The Twentynine Palms High School Baseball team is gearing up for the season. ROP Broadcast student Nathaniel Thomas spoke with Coach Brian Sosa……
Twentynine Palms High School is getting an early start on the baseball season this year. Coach Sosa was interviewed and asked about his views on the team so far. “Right now, not all the kids are out on the field. This time some are in other sports. But as of right now, the young men that we do have out they seem to be getting along real well, they’re trusting in each other and they’re believing in our goal so far this year, which is to get better every day, and to learn and grow as a team.” The Wildcats might just go far this year.


The Yucca Valley High School Lady Trojan basketball team notched their first win of the season with a 75-69 victory over Carter High School of Rialto last night in a second-round game in the West Valley Tip-Off Classic in Hemet. Coach Jess Geeson said the local girls were led by junior Ashley Priest’s 21 points. Also scoring in double figures was freshman Taylor Spitz with 15 points; senior Hannah Hughes and junior Yvonne Tran both added 10 points each. The win evens the team’s record to 1-1 on the season with a third round tournament game Thursday night at 7:30 p.m. against Heritage High School from Menifee.
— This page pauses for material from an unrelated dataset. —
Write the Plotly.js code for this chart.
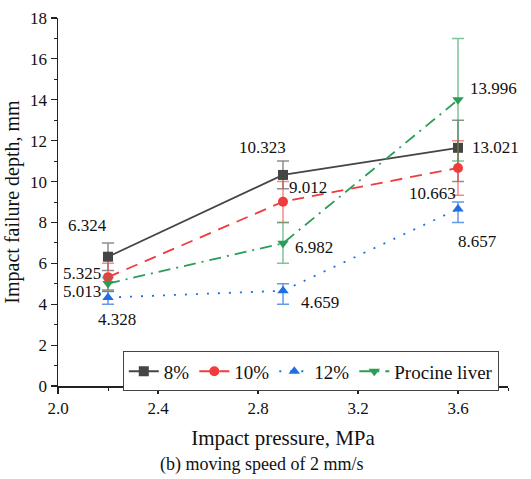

Monday night the Yucca Valley High School Trojan boys’ soccer team took care of business versus Silver Valley in the first game of the season, winning 8-1. The team moved the ball well and worked out the first game jitters early and freshman Abel Rodriguez scored the first goal of the season in the 18th minute. Coach Tee Vallo said scoring continued all game, seeing five different Trojans score. Seniors Andy Lopez and Jonathan Teague both had one goal. Junior Paul Desilets had a great game at defense and recorded two goals, and senior forward Logan Vallo capped off the night with a three-goal hat trick. Abel Rodriguez, Haelen O’Donnell and Juan Sillas all recorded assists.

In high school sports tomorrow, the Twentynine Palms High School girls’ soccer team will be participating in the first day of a three-day tournament in Desert Mirage. The Twentynine Palms girls’ basketball team will be participating in the two-day West Valley Tournament.